En aquel tiempo, entre los que habían venido a celebrar la fiesta había algunos griegos; éstos, acercándose a Felipe, el de Betsaida de Galilea, le rogaban: «Señor, quisiéramos ver a Jesús.» Felipe fue a decírselo a Andrés; y Andrés y Felipe fueron a decírselo a Jesús. Jesús les contestó: «Ha llegado la hora de que sea glorificado el Hijo del hombre. Os aseguro que si el grano de trigo no cae en tierra y muere, queda infecundo; pero si muere, da mucho fruto. El que se ama a sí mismo se pierde, y el que se aborrece a sí mismo en este. mundo se guardará para la vida eterna. El que quiera servirme, que me siga, y donde esté yo, allí también estará mi servidor; a quien me sirva, el Padre lo premiará. Ahora mi alma está agitada, y ¿qué diré?: Padre, líbrame de esta hora. Pero si por esto he venido, para esta hora. Padre, glorifica tu nombre.»Entonces vino una voz del cielo: «Lo he glorificado y volveré a glorificarlo.» La gente que estaba allí y lo oyó decía que había sido un trueno; otros decían que le había hablado un ángel.Jesús tomó la palabra y dijo: «Esta voz no ha venido por mí, sino por vosotros. Ahora va a ser juzgado el mundo; ahora el Príncipe de este mundo va a ser echado fuera. Y cuando yo sea elevado sobre la tierra atraeré a todos hacia mí.» Esto lo decía dando a entender la muerte de que iba a morir. Jn 12, 20-33
Por José Antonio Pagola. Odres Nuevos. Unos peregrinos griegos que han venido a celebrar la Pascua de los judíos
se acercan a Felipe con una petición: «Queremos ver a Jesús». No es
curiosidad. Es un deseo profundo de conocer el misterio que se encierra en
aquel hombre de Dios. También a ellos les puede hacer bien.

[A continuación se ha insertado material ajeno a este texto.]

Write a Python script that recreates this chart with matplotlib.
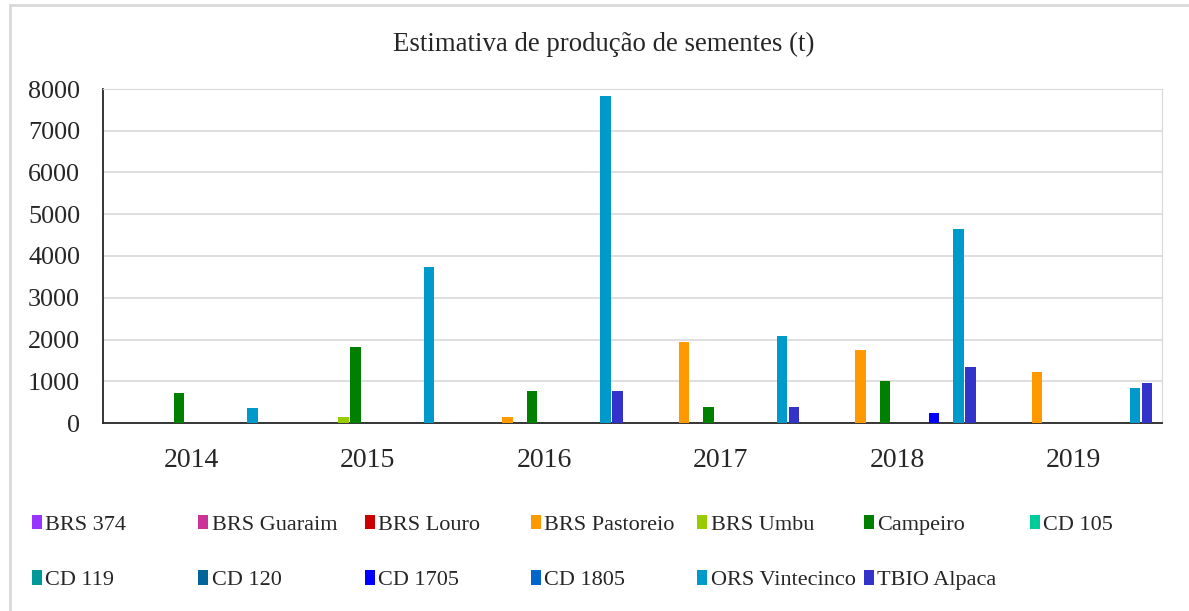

A Jesús se le ve preocupado. Dentro de unos días será crucificado. Cuando
le comunican el deseo de los peregrinos griegos, pronuncia unas palabras
desconcertantes: «Llega la hora de que sea glorificado el Hijo del
Hombre». Cuando sea crucificado, todos podrán ver con claridad dónde está
su verdadera grandeza y su gloria.
Probablemente nadie le ha entendido nada. Pero Jesús, pensando en la forma
de muerte que le espera, insiste: «Cuando yo sea elevado sobre la
tierra, atraeré a todos hacia mí». ¿Qué es lo que se esconde en el
crucificado para que tenga ese poder de atracción? Sólo una cosa: su amor
increíble a todos.
El amor es invisible. Sólo lo podemos ver en los gestos, los signos y la
entrega de quien nos quiere bien. Por eso, en Jesús crucificado, en su vida
entregada hasta la muerte, podemos percibir el amor insondable de Dios. En
realidad, sólo empezamos a ser cristianos cuando nos sentimos atraídos por
Jesús. Sólo empezamos a entender algo de la fe cuando nos sentimos amados por Dios.
Para explicar la fuerza que se encierra en su muerte en la cruz, Jesús
emplea una imagen sencilla que todos podemos entender: «Si el grano de
trigo no cae en tierra y muere, queda infecundo; pero si muere, da mucho fruto».
Si el grano muere, germina y hace brotar la vida, pero si se encierra en su
pequeña envoltura y guarda para sí su energía vital, permanece estéril.
Esta bella imagen nos descubre una ley que atraviesa misteriosamente la
vida entera. No es una norma moral. No es una ley impuesta por la religión. Es
la dinámica que hace fecunda la vida de quien sufre movido por el amor. Es una
idea repetida por Jesús en diversas ocasiones: Quien se agarra egoístamente a
su vida, la echa a perder; quien sabe entregarla con generosidad genera más
vida.
No es difícil comprobarlo.
Quien vive exclusivamente para su bienestar, su dinero, su éxito o seguridad,
termina viviendo una vida mediocre y estéril: su paso por este mundo no hace la
vida más humana. Quien se arriesga a vivir en actitud abierta y generosa, difunde
vida, irradia alegría, ayuda a vivir. No hay una manera más apasionante de
vivir que hacer la vida de los demás más humana y llevadera. ¿Cómo podremos
seguir a Jesús si no nos sentimos atraídos por su estilo de vida?